* _What you will do_
Each line below should be quoted exactly, please.

========================================================================

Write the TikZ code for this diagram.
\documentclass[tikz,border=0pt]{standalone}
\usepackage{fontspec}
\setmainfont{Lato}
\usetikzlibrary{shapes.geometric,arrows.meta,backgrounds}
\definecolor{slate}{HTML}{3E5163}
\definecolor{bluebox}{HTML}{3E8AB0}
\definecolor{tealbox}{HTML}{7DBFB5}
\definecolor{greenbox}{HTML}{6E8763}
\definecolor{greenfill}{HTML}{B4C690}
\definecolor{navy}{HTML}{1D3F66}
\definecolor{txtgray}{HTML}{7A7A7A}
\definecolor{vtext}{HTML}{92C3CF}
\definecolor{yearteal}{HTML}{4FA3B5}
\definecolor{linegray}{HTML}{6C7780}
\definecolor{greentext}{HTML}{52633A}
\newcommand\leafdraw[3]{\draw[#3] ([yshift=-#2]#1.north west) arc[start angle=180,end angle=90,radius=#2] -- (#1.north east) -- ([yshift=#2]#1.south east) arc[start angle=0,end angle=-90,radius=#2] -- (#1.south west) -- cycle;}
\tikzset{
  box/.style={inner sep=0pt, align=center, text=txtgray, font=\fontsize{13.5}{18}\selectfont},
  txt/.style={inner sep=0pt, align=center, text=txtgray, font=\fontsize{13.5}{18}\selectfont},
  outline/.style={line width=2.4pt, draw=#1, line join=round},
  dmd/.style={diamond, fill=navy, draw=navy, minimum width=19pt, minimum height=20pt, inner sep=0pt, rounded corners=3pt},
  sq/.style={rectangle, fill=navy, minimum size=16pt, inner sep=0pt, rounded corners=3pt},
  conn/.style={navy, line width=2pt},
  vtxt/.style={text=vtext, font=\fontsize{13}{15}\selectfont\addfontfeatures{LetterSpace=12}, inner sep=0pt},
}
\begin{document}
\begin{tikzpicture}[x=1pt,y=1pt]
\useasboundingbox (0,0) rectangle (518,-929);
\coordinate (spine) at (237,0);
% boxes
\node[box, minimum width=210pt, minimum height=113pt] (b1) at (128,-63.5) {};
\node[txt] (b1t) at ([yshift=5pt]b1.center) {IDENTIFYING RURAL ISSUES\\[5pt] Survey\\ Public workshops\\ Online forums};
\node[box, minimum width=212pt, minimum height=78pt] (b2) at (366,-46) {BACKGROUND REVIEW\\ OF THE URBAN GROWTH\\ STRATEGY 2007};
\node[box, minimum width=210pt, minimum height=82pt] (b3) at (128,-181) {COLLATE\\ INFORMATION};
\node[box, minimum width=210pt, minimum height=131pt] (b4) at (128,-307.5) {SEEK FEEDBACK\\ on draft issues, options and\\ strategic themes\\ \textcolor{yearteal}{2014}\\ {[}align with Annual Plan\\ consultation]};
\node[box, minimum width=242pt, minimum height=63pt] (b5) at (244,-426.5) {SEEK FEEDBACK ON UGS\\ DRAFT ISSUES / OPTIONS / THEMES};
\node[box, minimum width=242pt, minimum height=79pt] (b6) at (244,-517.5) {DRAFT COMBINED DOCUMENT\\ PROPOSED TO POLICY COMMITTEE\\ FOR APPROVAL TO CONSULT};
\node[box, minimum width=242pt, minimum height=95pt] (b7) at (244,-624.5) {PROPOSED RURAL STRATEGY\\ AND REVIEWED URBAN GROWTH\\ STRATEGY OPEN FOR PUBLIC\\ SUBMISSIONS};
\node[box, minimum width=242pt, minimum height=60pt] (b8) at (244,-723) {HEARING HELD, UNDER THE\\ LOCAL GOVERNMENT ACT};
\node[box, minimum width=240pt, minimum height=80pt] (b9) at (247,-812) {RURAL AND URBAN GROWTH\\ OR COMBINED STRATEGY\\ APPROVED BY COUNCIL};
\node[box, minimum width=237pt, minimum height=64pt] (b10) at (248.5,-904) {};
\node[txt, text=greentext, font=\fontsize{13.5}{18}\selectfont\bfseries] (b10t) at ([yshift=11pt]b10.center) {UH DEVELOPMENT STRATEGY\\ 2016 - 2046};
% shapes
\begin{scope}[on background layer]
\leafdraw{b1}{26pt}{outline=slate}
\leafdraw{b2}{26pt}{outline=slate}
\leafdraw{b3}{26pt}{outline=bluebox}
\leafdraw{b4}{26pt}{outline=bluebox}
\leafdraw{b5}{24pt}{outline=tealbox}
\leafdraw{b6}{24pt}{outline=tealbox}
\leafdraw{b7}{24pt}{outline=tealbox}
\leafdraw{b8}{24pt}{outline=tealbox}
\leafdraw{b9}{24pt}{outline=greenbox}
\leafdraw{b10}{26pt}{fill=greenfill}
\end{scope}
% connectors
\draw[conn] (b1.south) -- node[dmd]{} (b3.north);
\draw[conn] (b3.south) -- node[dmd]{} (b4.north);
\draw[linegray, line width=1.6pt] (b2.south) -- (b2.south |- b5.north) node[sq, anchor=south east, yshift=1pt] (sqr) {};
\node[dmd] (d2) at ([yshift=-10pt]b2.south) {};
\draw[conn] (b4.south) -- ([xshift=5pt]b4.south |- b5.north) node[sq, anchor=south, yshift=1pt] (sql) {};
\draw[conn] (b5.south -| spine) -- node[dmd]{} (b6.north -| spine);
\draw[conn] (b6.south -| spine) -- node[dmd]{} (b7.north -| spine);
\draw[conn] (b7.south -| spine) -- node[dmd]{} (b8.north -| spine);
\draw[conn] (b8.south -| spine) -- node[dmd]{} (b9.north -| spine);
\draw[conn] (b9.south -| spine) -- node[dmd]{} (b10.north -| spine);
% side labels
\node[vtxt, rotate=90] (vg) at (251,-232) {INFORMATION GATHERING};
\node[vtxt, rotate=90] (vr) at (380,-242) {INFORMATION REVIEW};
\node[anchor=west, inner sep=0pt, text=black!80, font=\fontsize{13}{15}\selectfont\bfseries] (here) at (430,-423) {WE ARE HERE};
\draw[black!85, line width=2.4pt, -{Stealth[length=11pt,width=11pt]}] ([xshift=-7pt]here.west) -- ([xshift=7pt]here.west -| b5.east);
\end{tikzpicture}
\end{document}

========================================================================

* _Result for this task_
Write the TikZ code for this diagram.
\documentclass[tikz,border=0pt]{standalone}
\usepackage{fontspec}
\setmainfont{Lato}
\usetikzlibrary{shapes.geometric,arrows.meta,backgrounds}
\definecolor{slate}{HTML}{3E5163}
\definecolor{bluebox}{HTML}{3E8AB0}
\definecolor{tealbox}{HTML}{7DBFB5}
\definecolor{greenbox}{HTML}{6E8763}
\definecolor{greenfill}{HTML}{B4C690}
\definecolor{navy}{HTML}{1D3F66}
\definecolor{txtgray}{HTML}{7A7A7A}
\definecolor{vtext}{HTML}{92C3CF}
\definecolor{yearteal}{HTML}{4FA3B5}
\definecolor{linegray}{HTML}{6C7780}
\definecolor{greentext}{HTML}{52633A}
\newcommand\leafdraw[3]{\draw[#3] ([yshift=-#2]#1.north west) arc[start angle=180,end angle=90,radius=#2] -- (#1.north east) -- ([yshift=#2]#1.south east) arc[start angle=0,end angle=-90,radius=#2] -- (#1.south west) -- cycle;}
\tikzset{
  box/.style={inner sep=0pt, align=center, text=txtgray, font=\fontsize{13.5}{18}\selectfont},
  txt/.style={inner sep=0pt, align=center, text=txtgray, font=\fontsize{13.5}{18}\selectfont},
  outline/.style={line width=2.4pt, draw=#1, line join=round},
  dmd/.style={diamond, fill=navy, draw=navy, minimum width=19pt, minimum height=20pt, inner sep=0pt, rounded corners=3pt},
  sq/.style={rectangle, fill=navy, minimum size=16pt, inner sep=0pt, rounded corners=3pt},
  conn/.style={navy, line width=2pt},
  vtxt/.style={text=vtext, font=\fontsize{13}{15}\selectfont\addfontfeatures{LetterSpace=12}, inner sep=0pt},
}
\begin{document}
\begin{tikzpicture}[x=1pt,y=1pt]
\useasboundingbox (0,0) rectangle (518,-929);
\coordinate (spine) at (237,0);
% boxes
\node[box, minimum width=210pt, minimum height=113pt] (b1) at (128,-63.5) {};
\node[txt] (b1t) at ([yshift=5pt]b1.center) {IDENTIFYING RURAL ISSUES\\[5pt] Survey\\ Public workshops\\ Online forums};
\node[box, minimum width=212pt, minimum height=78pt] (b2) at (366,-46) {BACKGROUND REVIEW\\ OF THE URBAN GROWTH\\ STRATEGY 2007};
\node[box, minimum width=210pt, minimum height=82pt] (b3) at (128,-181) {COLLATE\\ INFORMATION};
\node[box, minimum width=210pt, minimum height=131pt] (b4) at (128,-307.5) {SEEK FEEDBACK\\ on draft issues, options and\\ strategic themes\\ \textcolor{yearteal}{2014}\\ {[}align with Annual Plan\\ consultation]};
\node[box, minimum width=242pt, minimum height=63pt] (b5) at (244,-426.5) {SEEK FEEDBACK ON UGS\\ DRAFT ISSUES / OPTIONS / THEMES};
\node[box, minimum width=242pt, minimum height=79pt] (b6) at (244,-517.5) {DRAFT COMBINED DOCUMENT\\ PROPOSED TO POLICY COMMITTEE\\ FOR APPROVAL TO CONSULT};
\node[box, minimum width=242pt, minimum height=95pt] (b7) at (244,-624.5) {PROPOSED RURAL STRATEGY\\ AND REVIEWED URBAN GROWTH\\ STRATEGY OPEN FOR PUBLIC\\ SUBMISSIONS};
\node[box, minimum width=242pt, minimum height=60pt] (b8) at (244,-723) {HEARING HELD, UNDER THE\\ LOCAL GOVERNMENT ACT};
\node[box, minimum width=240pt, minimum height=80pt] (b9) at (247,-812) {RURAL AND URBAN GROWTH\\ OR COMBINED STRATEGY\\ APPROVED BY COUNCIL};
\node[box, minimum width=237pt, minimum height=64pt] (b10) at (248.5,-904) {};
\node[txt, text=greentext, font=\fontsize{13.5}{18}\selectfont\bfseries] (b10t) at ([yshift=11pt]b10.center) {UH DEVELOPMENT STRATEGY\\ 2016 - 2046};
% shapes
\begin{scope}[on background layer]
\leafdraw{b1}{26pt}{outline=slate}
\leafdraw{b2}{26pt}{outline=slate}
\leafdraw{b3}{26pt}{outline=bluebox}
\leafdraw{b4}{26pt}{outline=bluebox}
\leafdraw{b5}{24pt}{outline=tealbox}
\leafdraw{b6}{24pt}{outline=tealbox}
\leafdraw{b7}{24pt}{outline=tealbox}
\leafdraw{b8}{24pt}{outline=tealbox}
\leafdraw{b9}{24pt}{outline=greenbox}
\leafdraw{b10}{26pt}{fill=greenfill}
\end{scope}
% connectors
\draw[conn] (b1.south) -- node[dmd]{} (b3.north);
\draw[conn] (b3.south) -- node[dmd]{} (b4.north);
\draw[linegray, line width=1.6pt] (b2.south) -- (b2.south |- b5.north) node[sq, anchor=south east, yshift=1pt] (sqr) {};
\node[dmd] (d2) at ([yshift=-10pt]b2.south) {};
\draw[conn] (b4.south) -- ([xshift=5pt]b4.south |- b5.north) node[sq, anchor=south, yshift=1pt] (sql) {};
\draw[conn] (b5.south -| spine) -- node[dmd]{} (b6.north -| spine);
\draw[conn] (b6.south -| spine) -- node[dmd]{} (b7.north -| spine);
\draw[conn] (b7.south -| spine) -- node[dmd]{} (b8.north -| spine);
\draw[conn] (b8.south -| spine) -- node[dmd]{} (b9.north -| spine);
\draw[conn] (b9.south -| spine) -- node[dmd]{} (b10.north -| spine);
% side labels
\node[vtxt, rotate=90] (vg) at (251,-232) {INFORMATION GATHERING};
\node[vtxt, rotate=90] (vr) at (380,-242) {INFORMATION REVIEW};
\node[anchor=west, inner sep=0pt, text=black!80, font=\fontsize{13}{15}\selectfont\bfseries] (here) at (430,-423) {WE ARE HERE};
\draw[black!85, line width=2.4pt, -{Stealth[length=11pt,width=11pt]}] ([xshift=-7pt]here.west) -- ([xshift=7pt]here.west -| b5.east);
\end{tikzpicture}
\end{document}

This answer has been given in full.